Given request
Take the lines of the data below from the very first through the line containing "const dYTickLabels = ['1.0', '0.5', '0.0', '-0.5'];" and output them exactly, pictures excluded.

Given data

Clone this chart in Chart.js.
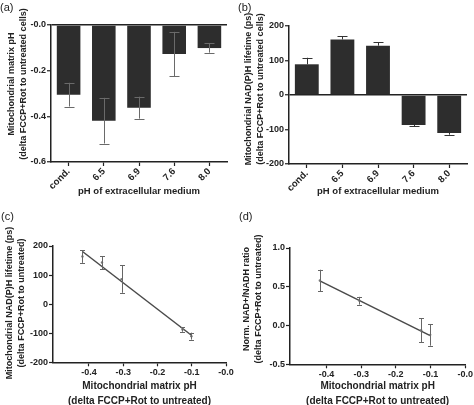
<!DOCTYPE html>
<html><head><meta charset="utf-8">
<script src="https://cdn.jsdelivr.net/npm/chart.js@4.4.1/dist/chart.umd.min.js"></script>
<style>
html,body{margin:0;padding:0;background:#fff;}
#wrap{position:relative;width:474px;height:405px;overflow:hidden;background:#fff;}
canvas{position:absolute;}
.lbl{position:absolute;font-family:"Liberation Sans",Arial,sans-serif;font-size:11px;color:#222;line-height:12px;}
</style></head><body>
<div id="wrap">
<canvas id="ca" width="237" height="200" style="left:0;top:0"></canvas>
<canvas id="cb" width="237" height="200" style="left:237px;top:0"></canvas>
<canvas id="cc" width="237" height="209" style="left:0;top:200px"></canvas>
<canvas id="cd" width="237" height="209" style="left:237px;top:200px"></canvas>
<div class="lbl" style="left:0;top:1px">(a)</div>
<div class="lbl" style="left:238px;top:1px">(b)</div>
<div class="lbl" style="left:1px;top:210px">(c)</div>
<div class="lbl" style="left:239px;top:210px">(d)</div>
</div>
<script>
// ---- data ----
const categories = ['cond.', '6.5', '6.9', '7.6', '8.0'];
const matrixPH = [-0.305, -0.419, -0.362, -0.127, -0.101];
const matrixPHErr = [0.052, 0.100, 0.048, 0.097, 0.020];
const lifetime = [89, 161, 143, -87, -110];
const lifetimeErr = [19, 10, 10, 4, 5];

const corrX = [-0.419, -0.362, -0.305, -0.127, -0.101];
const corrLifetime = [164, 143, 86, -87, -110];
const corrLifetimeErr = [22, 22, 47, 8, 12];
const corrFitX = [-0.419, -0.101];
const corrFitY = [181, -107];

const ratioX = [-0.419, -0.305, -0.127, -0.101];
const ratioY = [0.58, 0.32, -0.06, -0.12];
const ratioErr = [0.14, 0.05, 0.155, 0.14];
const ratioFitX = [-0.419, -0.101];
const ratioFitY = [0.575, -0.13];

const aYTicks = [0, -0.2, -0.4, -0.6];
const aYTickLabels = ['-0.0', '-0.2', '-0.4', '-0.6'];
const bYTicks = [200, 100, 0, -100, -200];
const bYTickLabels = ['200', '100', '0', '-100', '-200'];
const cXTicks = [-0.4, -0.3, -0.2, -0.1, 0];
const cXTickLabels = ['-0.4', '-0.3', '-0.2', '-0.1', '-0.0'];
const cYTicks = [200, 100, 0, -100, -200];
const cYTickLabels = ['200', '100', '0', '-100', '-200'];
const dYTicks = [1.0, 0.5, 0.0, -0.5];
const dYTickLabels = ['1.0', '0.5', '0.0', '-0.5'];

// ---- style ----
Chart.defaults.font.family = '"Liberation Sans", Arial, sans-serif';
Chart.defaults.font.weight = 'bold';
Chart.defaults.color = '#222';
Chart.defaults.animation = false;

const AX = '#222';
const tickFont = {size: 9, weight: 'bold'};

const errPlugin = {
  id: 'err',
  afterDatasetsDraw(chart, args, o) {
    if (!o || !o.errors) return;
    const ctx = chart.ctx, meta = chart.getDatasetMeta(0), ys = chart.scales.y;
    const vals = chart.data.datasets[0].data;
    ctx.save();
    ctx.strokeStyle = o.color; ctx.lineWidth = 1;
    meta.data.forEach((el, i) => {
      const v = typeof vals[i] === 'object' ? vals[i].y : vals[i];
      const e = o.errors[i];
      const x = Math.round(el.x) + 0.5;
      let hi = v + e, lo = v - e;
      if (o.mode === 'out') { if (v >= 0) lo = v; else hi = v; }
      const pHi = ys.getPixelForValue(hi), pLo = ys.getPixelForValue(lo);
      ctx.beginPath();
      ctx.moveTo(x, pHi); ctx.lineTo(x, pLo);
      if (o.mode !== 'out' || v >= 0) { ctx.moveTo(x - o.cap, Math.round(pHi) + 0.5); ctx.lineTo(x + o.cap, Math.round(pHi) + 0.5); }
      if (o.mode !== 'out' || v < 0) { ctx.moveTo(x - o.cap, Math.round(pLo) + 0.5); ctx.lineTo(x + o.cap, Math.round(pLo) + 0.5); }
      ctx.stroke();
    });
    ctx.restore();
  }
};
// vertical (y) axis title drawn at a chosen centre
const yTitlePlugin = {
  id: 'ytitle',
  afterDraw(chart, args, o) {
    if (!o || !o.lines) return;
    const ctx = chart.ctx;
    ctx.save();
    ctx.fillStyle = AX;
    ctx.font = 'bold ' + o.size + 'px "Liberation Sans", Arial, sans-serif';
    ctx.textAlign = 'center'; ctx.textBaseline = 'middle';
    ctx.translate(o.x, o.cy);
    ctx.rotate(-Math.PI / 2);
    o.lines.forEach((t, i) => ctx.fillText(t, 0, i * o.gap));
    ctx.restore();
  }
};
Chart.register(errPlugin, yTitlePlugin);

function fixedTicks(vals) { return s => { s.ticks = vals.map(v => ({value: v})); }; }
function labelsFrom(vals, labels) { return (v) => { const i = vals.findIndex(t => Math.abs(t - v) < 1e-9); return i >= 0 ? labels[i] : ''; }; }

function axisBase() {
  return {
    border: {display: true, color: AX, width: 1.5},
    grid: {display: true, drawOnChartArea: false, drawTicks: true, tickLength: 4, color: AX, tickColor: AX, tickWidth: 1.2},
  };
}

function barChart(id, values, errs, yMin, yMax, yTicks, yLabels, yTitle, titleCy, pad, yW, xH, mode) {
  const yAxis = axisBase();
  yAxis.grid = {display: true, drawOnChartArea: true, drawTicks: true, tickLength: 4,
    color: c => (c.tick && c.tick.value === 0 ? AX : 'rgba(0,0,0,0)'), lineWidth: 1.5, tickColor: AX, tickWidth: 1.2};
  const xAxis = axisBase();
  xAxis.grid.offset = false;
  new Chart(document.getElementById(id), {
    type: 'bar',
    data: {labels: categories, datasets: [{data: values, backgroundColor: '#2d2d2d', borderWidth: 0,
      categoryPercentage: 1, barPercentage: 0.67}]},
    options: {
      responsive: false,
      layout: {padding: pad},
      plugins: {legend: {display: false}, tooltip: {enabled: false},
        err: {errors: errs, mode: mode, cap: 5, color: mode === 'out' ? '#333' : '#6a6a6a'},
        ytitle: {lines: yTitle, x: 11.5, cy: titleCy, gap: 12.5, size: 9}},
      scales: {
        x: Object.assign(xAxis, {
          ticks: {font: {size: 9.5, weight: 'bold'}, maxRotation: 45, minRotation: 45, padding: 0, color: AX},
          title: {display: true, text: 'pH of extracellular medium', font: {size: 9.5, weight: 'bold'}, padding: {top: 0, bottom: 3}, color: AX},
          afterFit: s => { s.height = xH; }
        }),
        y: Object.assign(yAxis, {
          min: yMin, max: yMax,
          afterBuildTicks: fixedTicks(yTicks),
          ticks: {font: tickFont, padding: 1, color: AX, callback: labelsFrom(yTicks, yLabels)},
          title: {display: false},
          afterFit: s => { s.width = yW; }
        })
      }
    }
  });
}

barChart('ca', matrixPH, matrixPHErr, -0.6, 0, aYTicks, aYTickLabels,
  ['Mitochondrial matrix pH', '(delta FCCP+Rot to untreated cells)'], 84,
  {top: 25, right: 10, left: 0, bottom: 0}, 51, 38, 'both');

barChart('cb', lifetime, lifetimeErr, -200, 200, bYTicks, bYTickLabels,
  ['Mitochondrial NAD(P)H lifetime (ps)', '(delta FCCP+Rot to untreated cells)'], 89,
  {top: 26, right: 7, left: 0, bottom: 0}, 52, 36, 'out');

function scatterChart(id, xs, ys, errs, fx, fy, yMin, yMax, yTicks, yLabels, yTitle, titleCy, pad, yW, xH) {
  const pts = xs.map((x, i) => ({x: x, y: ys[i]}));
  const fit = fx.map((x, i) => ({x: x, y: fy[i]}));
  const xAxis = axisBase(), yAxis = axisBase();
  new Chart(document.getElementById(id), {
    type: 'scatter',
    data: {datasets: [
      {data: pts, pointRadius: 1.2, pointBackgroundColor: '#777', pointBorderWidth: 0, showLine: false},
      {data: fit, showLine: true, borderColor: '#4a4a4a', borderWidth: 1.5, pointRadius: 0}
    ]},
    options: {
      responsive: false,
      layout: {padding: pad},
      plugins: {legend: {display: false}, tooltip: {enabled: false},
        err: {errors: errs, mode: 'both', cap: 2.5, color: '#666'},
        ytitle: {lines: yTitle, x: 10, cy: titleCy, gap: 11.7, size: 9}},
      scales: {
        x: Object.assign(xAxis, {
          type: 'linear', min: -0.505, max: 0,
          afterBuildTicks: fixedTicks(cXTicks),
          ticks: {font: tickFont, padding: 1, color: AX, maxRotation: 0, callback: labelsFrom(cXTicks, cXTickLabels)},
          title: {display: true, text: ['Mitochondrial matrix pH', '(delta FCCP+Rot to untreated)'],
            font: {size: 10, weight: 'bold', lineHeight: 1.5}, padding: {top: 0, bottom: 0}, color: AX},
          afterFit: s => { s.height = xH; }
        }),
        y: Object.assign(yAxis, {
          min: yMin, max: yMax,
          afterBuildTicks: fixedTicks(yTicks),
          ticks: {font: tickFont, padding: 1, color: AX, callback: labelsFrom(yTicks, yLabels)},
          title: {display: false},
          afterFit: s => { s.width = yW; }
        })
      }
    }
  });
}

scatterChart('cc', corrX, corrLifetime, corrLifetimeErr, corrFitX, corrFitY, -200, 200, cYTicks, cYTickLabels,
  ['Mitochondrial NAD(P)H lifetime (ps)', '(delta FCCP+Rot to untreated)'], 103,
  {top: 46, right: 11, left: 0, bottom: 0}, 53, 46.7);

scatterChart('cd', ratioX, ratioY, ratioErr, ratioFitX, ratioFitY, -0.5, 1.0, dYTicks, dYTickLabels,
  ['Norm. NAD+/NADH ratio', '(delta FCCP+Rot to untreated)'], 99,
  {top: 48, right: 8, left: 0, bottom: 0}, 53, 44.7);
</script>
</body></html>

Solution
Clone this chart in Chart.js.
<!DOCTYPE html>
<html><head><meta charset="utf-8">
<script src="https://cdn.jsdelivr.net/npm/chart.js@4.4.1/dist/chart.umd.min.js"></script>
<style>
html,body{margin:0;padding:0;background:#fff;}
#wrap{position:relative;width:474px;height:405px;overflow:hidden;background:#fff;}
canvas{position:absolute;}
.lbl{position:absolute;font-family:"Liberation Sans",Arial,sans-serif;font-size:11px;color:#222;line-height:12px;}
</style></head><body>
<div id="wrap">
<canvas id="ca" width="237" height="200" style="left:0;top:0"></canvas>
<canvas id="cb" width="237" height="200" style="left:237px;top:0"></canvas>
<canvas id="cc" width="237" height="209" style="left:0;top:200px"></canvas>
<canvas id="cd" width="237" height="209" style="left:237px;top:200px"></canvas>
<div class="lbl" style="left:0;top:1px">(a)</div>
<div class="lbl" style="left:238px;top:1px">(b)</div>
<div class="lbl" style="left:1px;top:210px">(c)</div>
<div class="lbl" style="left:239px;top:210px">(d)</div>
</div>
<script>
// ---- data ----
const categories = ['cond.', '6.5', '6.9', '7.6', '8.0'];
const matrixPH = [-0.305, -0.419, -0.362, -0.127, -0.101];
const matrixPHErr = [0.052, 0.100, 0.048, 0.097, 0.020];
const lifetime = [89, 161, 143, -87, -110];
const lifetimeErr = [19, 10, 10, 4, 5];

const corrX = [-0.419, -0.362, -0.305, -0.127, -0.101];
const corrLifetime = [164, 143, 86, -87, -110];
const corrLifetimeErr = [22, 22, 47, 8, 12];
const corrFitX = [-0.419, -0.101];
const corrFitY = [181, -107];

const ratioX = [-0.419, -0.305, -0.127, -0.101];
const ratioY = [0.58, 0.32, -0.06, -0.12];
const ratioErr = [0.14, 0.05, 0.155, 0.14];
const ratioFitX = [-0.419, -0.101];
const ratioFitY = [0.575, -0.13];

const aYTicks = [0, -0.2, -0.4, -0.6];
const aYTickLabels = ['-0.0', '-0.2', '-0.4', '-0.6'];
const bYTicks = [200, 100, 0, -100, -200];
const bYTickLabels = ['200', '100', '0', '-100', '-200'];
const cXTicks = [-0.4, -0.3, -0.2, -0.1, 0];
const cXTickLabels = ['-0.4', '-0.3', '-0.2', '-0.1', '-0.0'];
const cYTicks = [200, 100, 0, -100, -200];
const cYTickLabels = ['200', '100', '0', '-100', '-200'];
const dYTicks = [1.0, 0.5, 0.0, -0.5];
const dYTickLabels = ['1.0', '0.5', '0.0', '-0.5'];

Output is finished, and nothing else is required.